Set the data down again, exactly as it reads, but without the pictures.
━━ COLLECTED MATERIAL ━━
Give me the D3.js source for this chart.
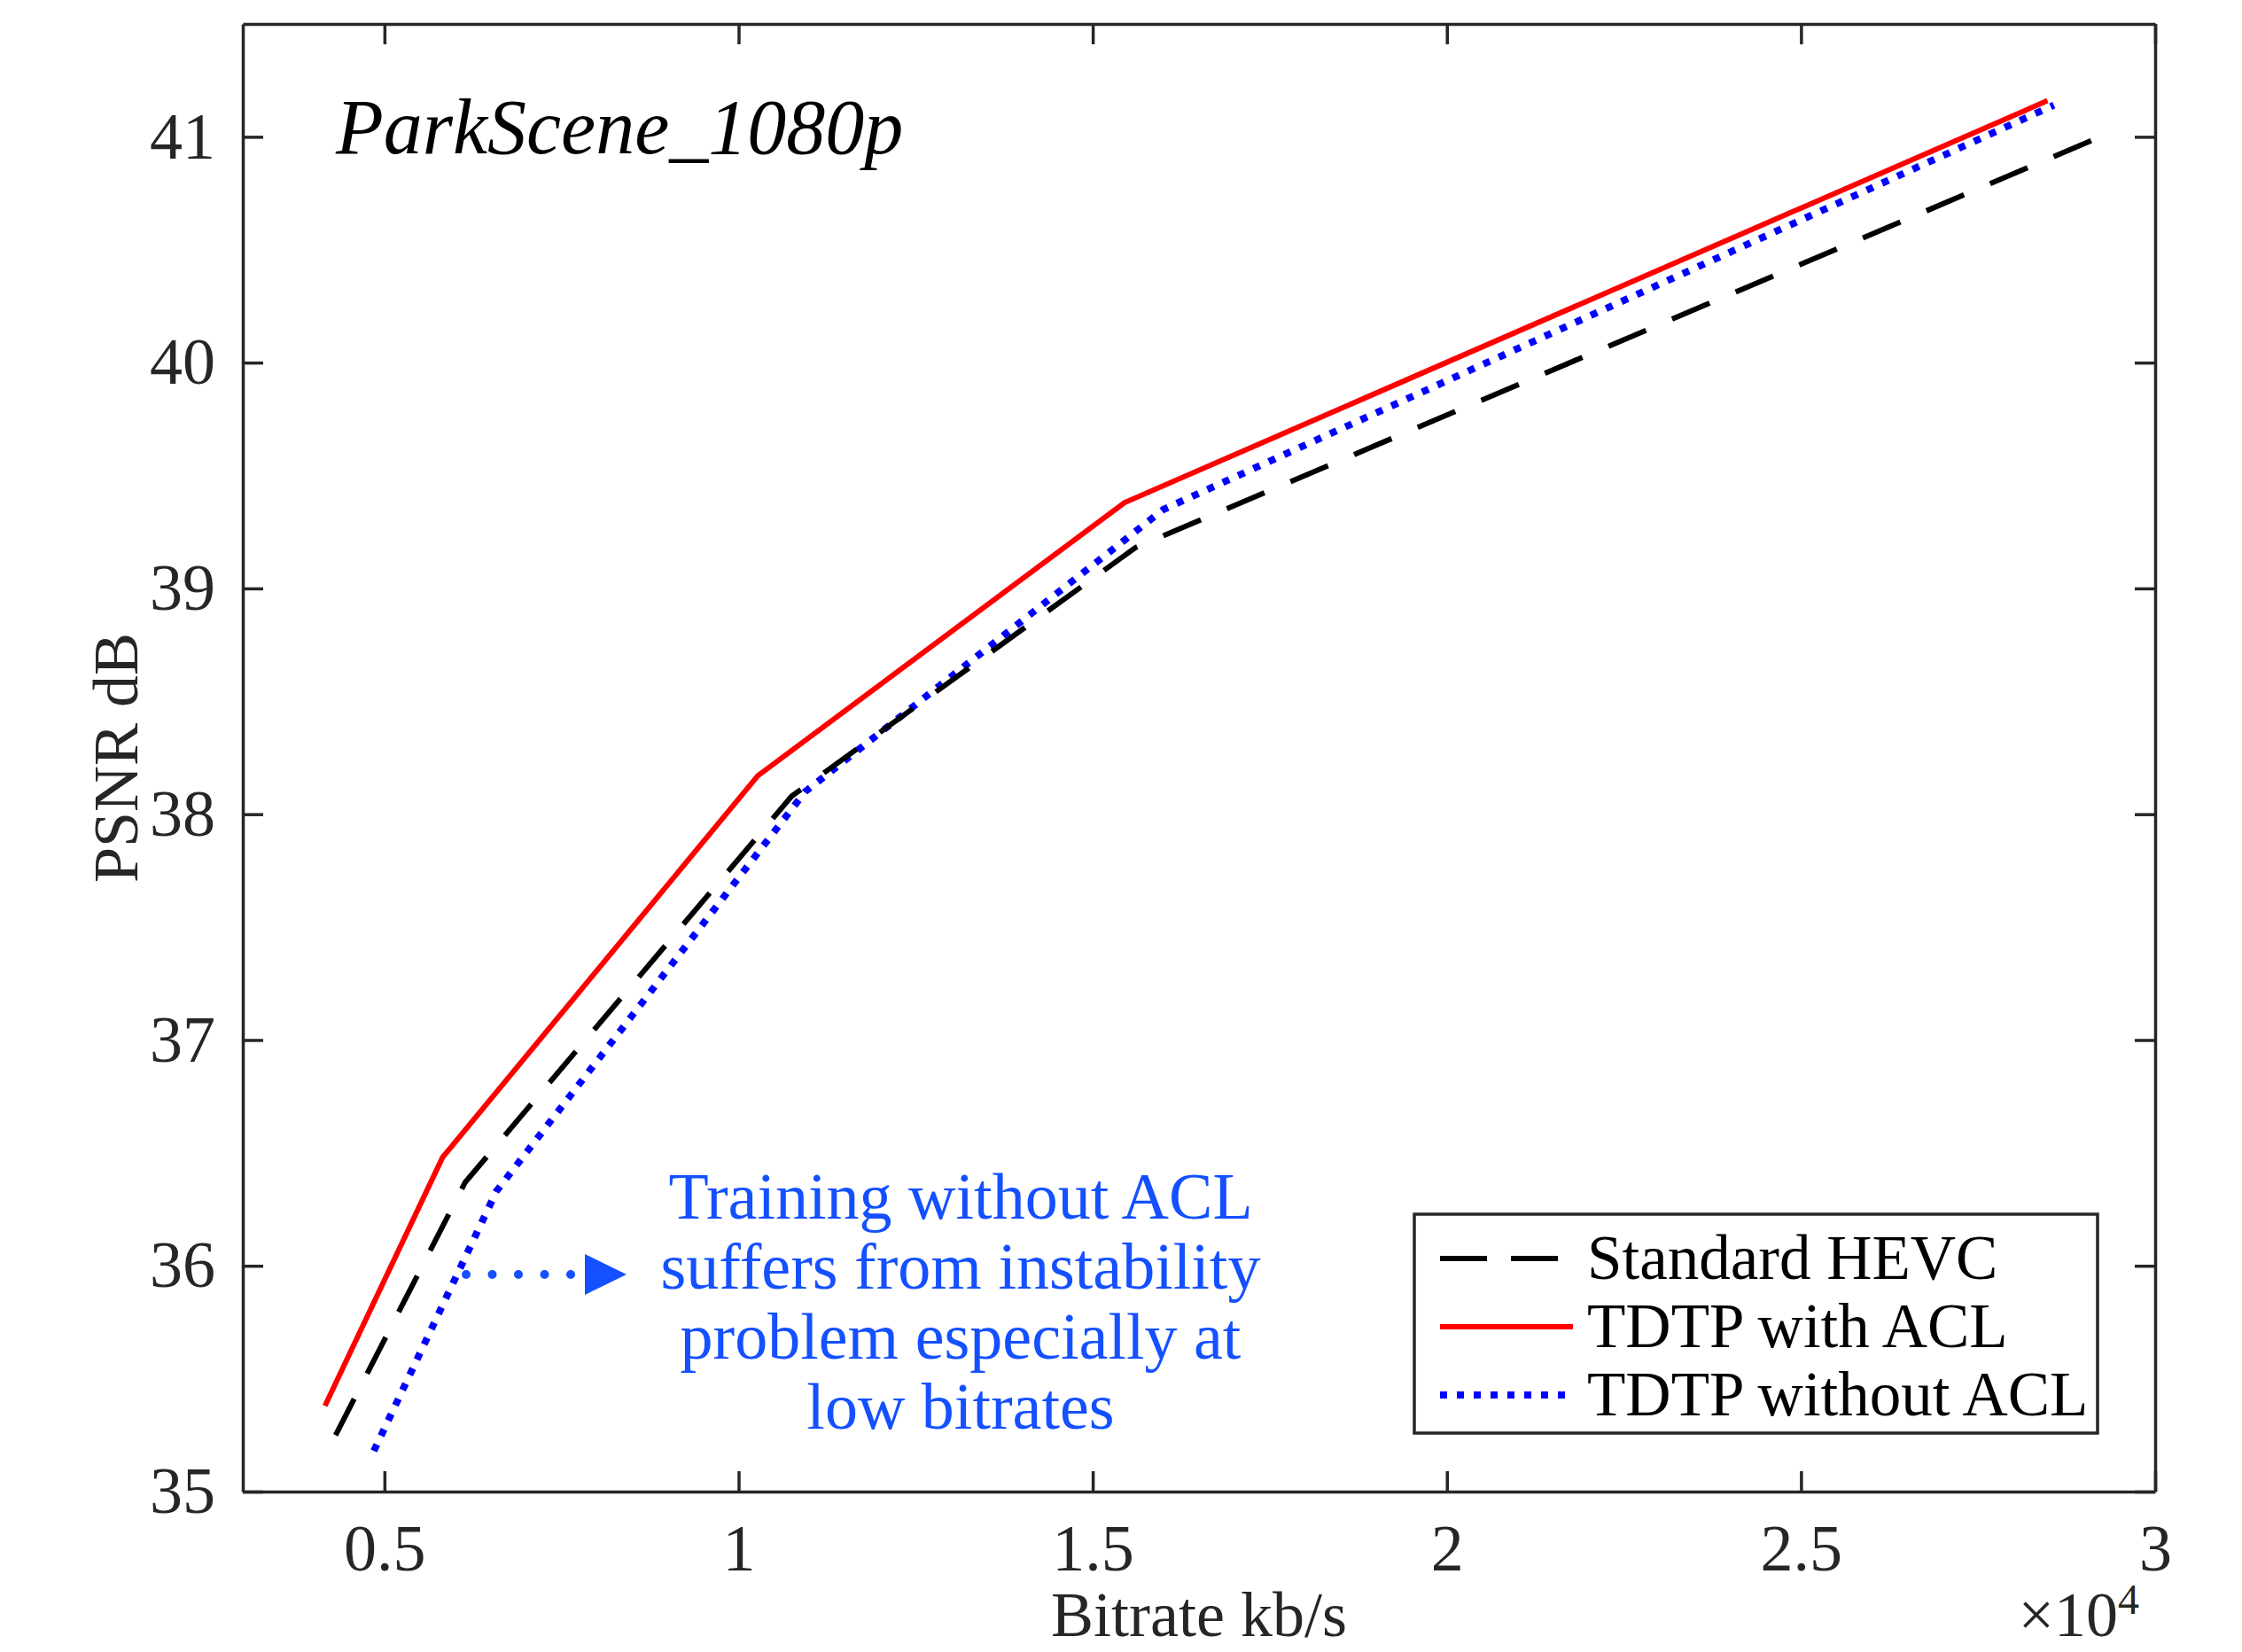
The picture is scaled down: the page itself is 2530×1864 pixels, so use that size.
<!DOCTYPE html>
<html>
<head>
<meta charset="utf-8">
<script src="https://d3js.org/d3.v7.min.js"></script>
<style>
  body { margin: 0; background: #fff; }
  svg { display: block; }
  .axis text { font-family: "Liberation Serif", serif; font-size: 74px; fill: #262626; }
  .axis path, .axis line { stroke: #262626; stroke-width: 3.5; }
</style>
</head>
<body>
<div id="chart"></div>
<script>
// data (bitrate in kb/s, PSNR in dB)
var seriesNames = ["Standard HEVC", "TDTP with ACL", "TDTP without ACL"];
var bitrateHEVC = [4310, 6140, 10750, 15600, 29150];
var psnrHEVC = [35.25, 36.37, 38.08, 39.18, 40.99];
var bitrateACL = [4160, 5820, 10270, 15450, 28480];
var psnrACL = [35.38, 36.48, 38.17, 39.38, 41.16];
var bitrateNoACL = [4850, 6580, 10940, 16000, 28570];
var psnrNoACL = [35.18, 36.33, 38.10, 39.35, 41.14];
var xTicks = [5000, 10000, 15000, 20000, 25000, 30000];
var xTickLabels = ["0.5", "1", "1.5", "2", "2.5", "3"];
var yTicks = [35, 36, 37, 38, 39, 40, 41];
var noteLines = ["Training without ACL", "suffers from instability", "problem especially at", "low bitrates"];

// set the dimensions and margins of the graph
var margin = {top: 27, right: 98, bottom: 181, left: 274},
    width = 2530 - margin.left - margin.right,
    height = 1864 - margin.top - margin.bottom;

var x = d3.scaleLinear().domain([3000, 30000]).range([0, width]);
var y = d3.scaleLinear().domain([35, 41.5]).range([height, 0]);

var svg = d3.select("#chart").append("svg")
    .attr("width", 2530)
    .attr("height", 1864)
    .append("g")
    .attr("transform", "translate(" + margin.left + "," + margin.top + ")");

// axes, ticks pointing inward on all four sides
svg.append("g")
    .attr("class", "axis")
    .attr("transform", "translate(0," + height + ")")
    .call(d3.axisBottom(x).tickValues(xTicks).tickSize(-23).tickSizeOuter(0).tickPadding(36)
      .tickFormat(function(d, i) { return xTickLabels[i]; }));

svg.append("g")
    .attr("class", "axis")
    .call(d3.axisTop(x).tickValues(xTicks).tickSize(-23).tickSizeOuter(0).tickFormat(""));

svg.append("g")
    .attr("class", "axis")
    .call(d3.axisLeft(y).tickValues(yTicks).tickSize(-23).tickSizeOuter(0).tickPadding(31)
      .tickFormat(d3.format("d")));

svg.append("g")
    .attr("class", "axis")
    .attr("transform", "translate(" + width + ",0)")
    .call(d3.axisRight(y).tickValues(yTicks).tickSize(-23).tickSizeOuter(0).tickFormat(""));

// the series
var series = [
  {name: seriesNames[0], xs: bitrateHEVC, ys: psnrHEVC, color: "#000000", dash: "46,32", w: 6},
  {name: seriesNames[1], xs: bitrateACL, ys: psnrACL, color: "#ff0000", dash: null, w: 6},
  {name: seriesNames[2], xs: bitrateNoACL, ys: psnrNoACL, color: "#0000ff", dash: "8,11", w: 8}
];

var line = d3.line()
    .x(function(d) { return x(d[0]); })
    .y(function(d) { return y(d[1]); });

// draw blue first, then black and red like the figure stacking
[series[2], series[0], series[1]].forEach(function(s) {
  svg.append("path")
      .datum(d3.zip(s.xs, s.ys))
      .attr("fill", "none")
      .attr("stroke", s.color)
      .attr("stroke-width", s.w)
      .attr("stroke-dasharray", s.dash)
      .attr("d", line);
});

// title inside the axes
svg.append("text")
    .attr("x", 105)
    .attr("y", 146)
    .style("font-family", "'Liberation Serif', serif")
    .style("font-style", "italic")
    .style("font-size", "88px")
    .text("ParkScene_1080p");

// axis labels
svg.append("text")
    .attr("x", width / 2)
    .attr("y", height + 163)
    .attr("text-anchor", "middle")
    .style("font-family", "'Liberation Serif', serif")
    .style("font-size", "72px")
    .style("fill", "#262626")
    .text("Bitrate kb/s");

svg.append("text")
    .attr("transform", "rotate(-90)")
    .attr("x", -height / 2)
    .attr("y", -119)
    .attr("text-anchor", "middle")
    .style("font-family", "'Liberation Serif', serif")
    .style("font-size", "72px")
    .style("fill", "#262626")
    .text("PSNR dB");

// x10^4 exponent label
var expo = svg.append("text")
    .attr("x", width - 18)
    .attr("y", height + 163)
    .attr("text-anchor", "end")
    .style("font-family", "'Liberation Serif', serif")
    .style("font-size", "72px")
    .style("fill", "#262626");
expo.append("tspan").text("\u00d710");
expo.append("tspan").attr("dy", -25).style("font-size", "48px").text("4");

// legend
var legend = svg.append("g")
    .attr("transform", "translate(" + (1596 - margin.left) + "," + (1370 - margin.top) + ")");

legend.append("rect")
    .attr("width", 771)
    .attr("height", 247)
    .attr("fill", "#fff")
    .attr("stroke", "#262626")
    .attr("stroke-width", 3.5);

series.forEach(function(s, i) {
  var ly = 50 + i * 77;
  legend.append("line")
      .attr("x1", 29).attr("x2", 179)
      .attr("y1", ly).attr("y2", ly)
      .attr("stroke", s.color)
      .attr("stroke-width", s.w)
      .attr("stroke-dasharray", i === 0 ? "53,27" : s.dash);
  legend.append("text")
      .attr("x", 195)
      .attr("y", ly)
      .attr("dy", "0.33em")
      .style("font-family", "'Liberation Serif', serif")
      .style("font-size", "71px")
      .text(s.name);
});

// annotation with dotted arrow
var noteColor = "#1450ff";
svg.append("line")
    .attr("x1", 526 - margin.left).attr("x2", 650 - margin.left)
    .attr("y1", 1438 - margin.top).attr("y2", 1438 - margin.top)
    .attr("stroke", noteColor)
    .attr("stroke-width", 10)
    .attr("stroke-linecap", "round")
    .attr("stroke-dasharray", "0,29.5");

svg.append("path")
    .attr("d", "M" + (660 - margin.left) + "," + (1415 - margin.top) +
               "L" + (707 - margin.left) + "," + (1438 - margin.top) +
               "L" + (660 - margin.left) + "," + (1461 - margin.top) + "Z")
    .attr("fill", noteColor);

svg.append("g").selectAll("text")
    .data(noteLines)
    .enter().append("text")
    .attr("x", 1084 - margin.left)
    .attr("y", function(d, i) { return 1375 - margin.top + i * 79; })
    .attr("text-anchor", "middle")
    .style("font-family", "'Liberation Serif', serif")
    .style("font-size", "74px")
    .style("fill", noteColor)
    .text(function(d) { return d; });
</script>
</body>
</html>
━━━
■ SOLUTION ■
Give me the D3.js source for this chart.
The picture is scaled down: the page itself is 2530×1864 pixels, so use that size.
<!DOCTYPE html>
<html>
<head>
<meta charset="utf-8">
<script src="https://d3js.org/d3.v7.min.js"></script>
<style>
  body { margin: 0; background: #fff; }
  svg { display: block; }
  .axis text { font-family: "Liberation Serif", serif; font-size: 74px; fill: #262626; }
  .axis path, .axis line { stroke: #262626; stroke-width: 3.5; }
</style>
</head>
<body>
<div id="chart"></div>
<script>
// data (bitrate in kb/s, PSNR in dB)
var seriesNames = ["Standard HEVC", "TDTP with ACL", "TDTP without ACL"];
var bitrateHEVC = [4310, 6140, 10750, 15600, 29150];
var psnrHEVC = [35.25, 36.37, 38.08, 39.18, 40.99];
var bitrateACL = [4160, 5820, 10270, 15450, 28480];
var psnrACL = [35.38, 36.48, 38.17, 39.38, 41.16];
var bitrateNoACL = [4850, 6580, 10940, 16000, 28570];
var psnrNoACL = [35.18, 36.33, 38.10, 39.35, 41.14];
var xTicks = [5000, 10000, 15000, 20000, 25000, 30000];
var xTickLabels = ["0.5", "1", "1.5", "2", "2.5", "3"];
var yTicks = [35, 36, 37, 38, 39, 40, 41];
var noteLines = ["Training without ACL", "suffers from instability", "problem especially at", "low bitrates"];

// set the dimensions and margins of the graph
var margin = {top: 27, right: 98, bottom: 181, left: 274},
    width = 2530 - margin.left - margin.right,
    height = 1864 - margin.top - margin.bottom;

var x = d3.scaleLinear().domain([3000, 30000]).range([0, width]);
var y = d3.scaleLinear().domain([35, 41.5]).range([height, 0]);

var svg = d3.select("#chart").append("svg")
    .attr("width", 2530)
    .attr("height", 1864)
    .append("g")
    .attr("transform", "translate(" + margin.left + "," + margin.top + ")");

// axes, ticks pointing inward on all four sides
svg.append("g")
    .attr("class", "axis")
    .attr("transform", "translate(0," + height + ")")
    .call(d3.axisBottom(x).tickValues(xTicks).tickSize(-23).tickSizeOuter(0).tickPadding(36)
      .tickFormat(function(d, i) { return xTickLabels[i]; }));

svg.append("g")
    .attr("class", "axis")
    .call(d3.axisTop(x).tickValues(xTicks).tickSize(-23).tickSizeOuter(0).tickFormat(""));

svg.append("g")
    .attr("class", "axis")
    .call(d3.axisLeft(y).tickValues(yTicks).tickSize(-23).tickSizeOuter(0).tickPadding(31)
      .tickFormat(d3.format("d")));

svg.append("g")
    .attr("class", "axis")
    .attr("transform", "translate(" + width + ",0)")
    .call(d3.axisRight(y).tickValues(yTicks).tickSize(-23).tickSizeOuter(0).tickFormat(""));

// the series
var series = [
  {name: seriesNames[0], xs: bitrateHEVC, ys: psnrHEVC, color: "#000000", dash: "46,32", w: 6},
  {name: seriesNames[1], xs: bitrateACL, ys: psnrACL, color: "#ff0000", dash: null, w: 6},
  {name: seriesNames[2], xs: bitrateNoACL, ys: psnrNoACL, color: "#0000ff", dash: "8,11", w: 8}
];

var line = d3.line()
    .x(function(d) { return x(d[0]); })
    .y(function(d) { return y(d[1]); });

// draw blue first, then black and red like the figure stacking
[series[2], series[0], series[1]].forEach(function(s) {
  svg.append("path")
      .datum(d3.zip(s.xs, s.ys))
      .attr("fill", "none")
      .attr("stroke", s.color)
      .attr("stroke-width", s.w)
      .attr("stroke-dasharray", s.dash)
      .attr("d", line);
});

// title inside the axes
svg.append("text")
    .attr("x", 105)
    .attr("y", 146)
    .style("font-family", "'Liberation Serif', serif")
    .style("font-style", "italic")
    .style("font-size", "88px")
    .text("ParkScene_1080p");

// axis labels
svg.append("text")
    .attr("x", width / 2)
    .attr("y", height + 163)
    .attr("text-anchor", "middle")
    .style("font-family", "'Liberation Serif', serif")
    .style("font-size", "72px")
    .style("fill", "#262626")
    .text("Bitrate kb/s");

svg.append("text")
    .attr("transform", "rotate(-90)")
    .attr("x", -height / 2)
    .attr("y", -119)
    .attr("text-anchor", "middle")
    .style("font-family", "'Liberation Serif', serif")
    .style("font-size", "72px")
    .style("fill", "#262626")
    .text("PSNR dB");

// x10^4 exponent label
var expo = svg.append("text")
    .attr("x", width - 18)
    .attr("y", height + 163)
    .attr("text-anchor", "end")
    .style("font-family", "'Liberation Serif', serif")
    .style("font-size", "72px")
    .style("fill", "#262626");
expo.append("tspan").text("\u00d710");
expo.append("tspan").attr("dy", -25).style("font-size", "48px").text("4");

// legend
var legend = svg.append("g")
    .attr("transform", "translate(" + (1596 - margin.left) + "," + (1370 - margin.top) + ")");

legend.append("rect")
    .attr("width", 771)
    .attr("height", 247)
    .attr("fill", "#fff")
    .attr("stroke", "#262626")
    .attr("stroke-width", 3.5);

series.forEach(function(s, i) {
  var ly = 50 + i * 77;
  legend.append("line")
      .attr("x1", 29).attr("x2", 179)
      .attr("y1", ly).attr("y2", ly)
      .attr("stroke", s.color)
      .attr("stroke-width", s.w)
      .attr("stroke-dasharray", i === 0 ? "53,27" : s.dash);
  legend.append("text")
      .attr("x", 195)
      .attr("y", ly)
      .attr("dy", "0.33em")
      .style("font-family", "'Liberation Serif', serif")
      .style("font-size", "71px")
      .text(s.name);
});

// annotation with dotted arrow
var noteColor = "#1450ff";
svg.append("line")
    .attr("x1", 526 - margin.left).attr("x2", 650 - margin.left)
    .attr("y1", 1438 - margin.top).attr("y2", 1438 - margin.top)
    .attr("stroke", noteColor)
    .attr("stroke-width", 10)
    .attr("stroke-linecap", "round")
    .attr("stroke-dasharray", "0,29.5");

svg.append("path")
    .attr("d", "M" + (660 - margin.left) + "," + (1415 - margin.top) +
               "L" + (707 - margin.left) + "," + (1438 - margin.top) +
               "L" + (660 - margin.left) + "," + (1461 - margin.top) + "Z")
    .attr("fill", noteColor);

svg.append("g").selectAll("text")
    .data(noteLines)
    .enter().append("text")
    .attr("x", 1084 - margin.left)
    .attr("y", function(d, i) { return 1375 - margin.top + i * 79; })
    .attr("text-anchor", "middle")
    .style("font-family", "'Liberation Serif', serif")
    .style("font-size", "74px")
    .style("fill", noteColor)
    .text(function(d) { return d; });
</script>
</body>
</html>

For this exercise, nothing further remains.